One of the choices that makes that difficult to do, however, is the big, blind elephant in the room: the decision to make such a monstrous character an almost heroic, sympathetic protagonist. Monsters have routinely tread the line between antagonist and antihero on their path to becoming icons, so it’s not exactly surprising to see Don't Breathe 2 take this route at first blush. However, it crosses a line that few horror sequels ever have by making its Blind Man—who as we recall forcibly inseminated multiple women in the first film—the actual hero of the story. Don’t get me wrong: we all know that the likes of Freddy and Jason became the stars of their franchises, but the films treated them as antagonists that had to be vanquished. That’s not the case here, where, at best, The Blind Man is the lesser of two evils; at worst, he’s a redemptive figure who tearfully laments his misdeeds. The latter is an especially tough leap to make because we’re talking about an especially vile person here. Remarkably, the script pits him against people who are just as bad, if not worse, making it a little bit easier to see him as a violent means to a happy end in freeing the innocent Phoenix.

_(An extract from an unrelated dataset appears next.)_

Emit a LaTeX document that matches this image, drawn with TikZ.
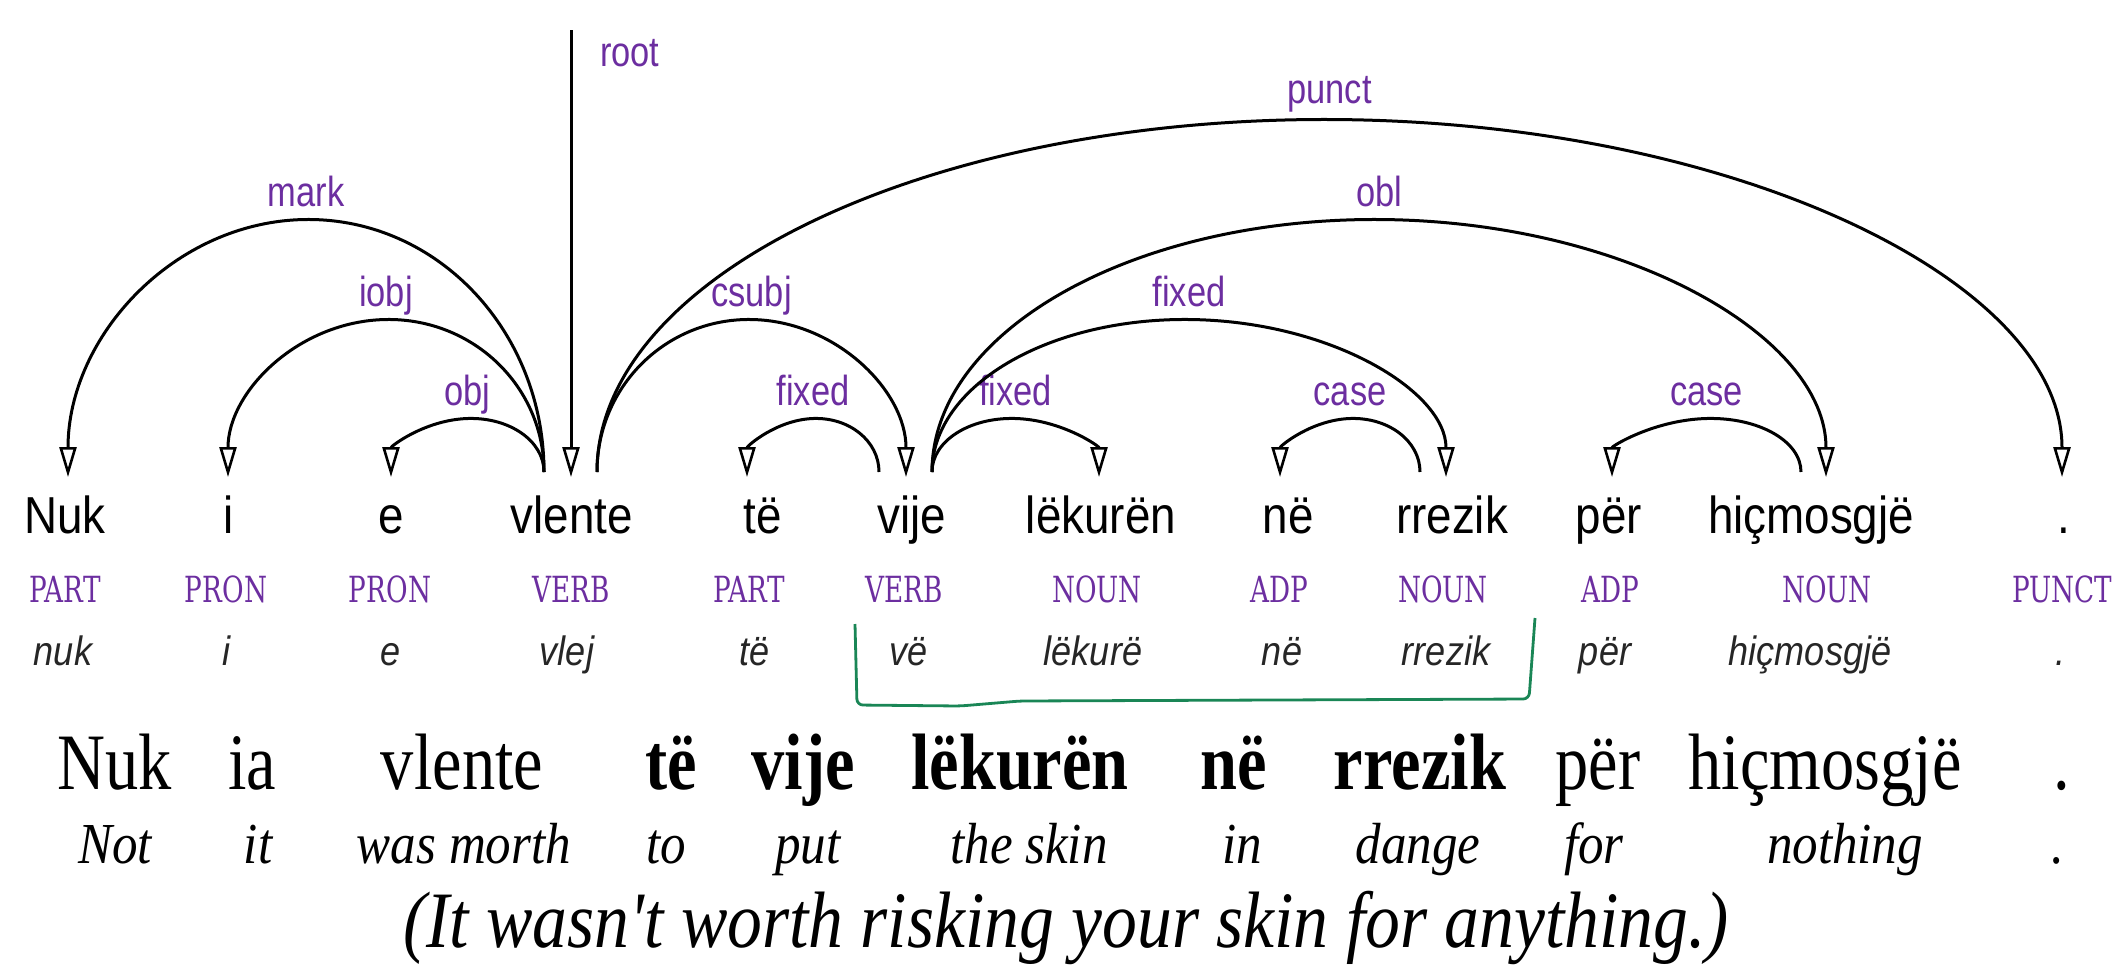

Like its predecessor, Don't Breathe 2 somehow does insist on a glimmer of hope seeping through its blood-soaked ruins and desolation. However, it’s more galling in this respect since its forced sentimentality stands in even starker contrast to its utter nastiness. This is a sequel that doubles down on its filmmakers’ insistence that so much is broken. Even if survival is possible, it still requires enduring a bleak crucible of torture and trauma where even the savior is reprehensible. A more ambitious film might be willing to explore these moral gray areas and perhaps arrive at some kind of insight, but this one is more interested in cartoon villains (Brendan Sexton III is an especially scummy highlight) enacting outrageous plot turns. In the world of Don’t Breathe, cruelty and trauma seem to be the point, something that admittedly feels a little transgressive coming from major studio fare. And had these movies caught me at the right time—say, about fifteen years ago, when I was more prone to embracing sheer provocation—I might have more praise for this sequel. These days, however, I don’t care to swish a bad taste around in my mouth for too long, so it’s hard to find much to embrace about Don't Breathe 2 outside of the demented imagination it took to hatch it in the first place. And even it’s so ridiculous that it’s hard to feel truly provoked or offended, so, what, really, is the point?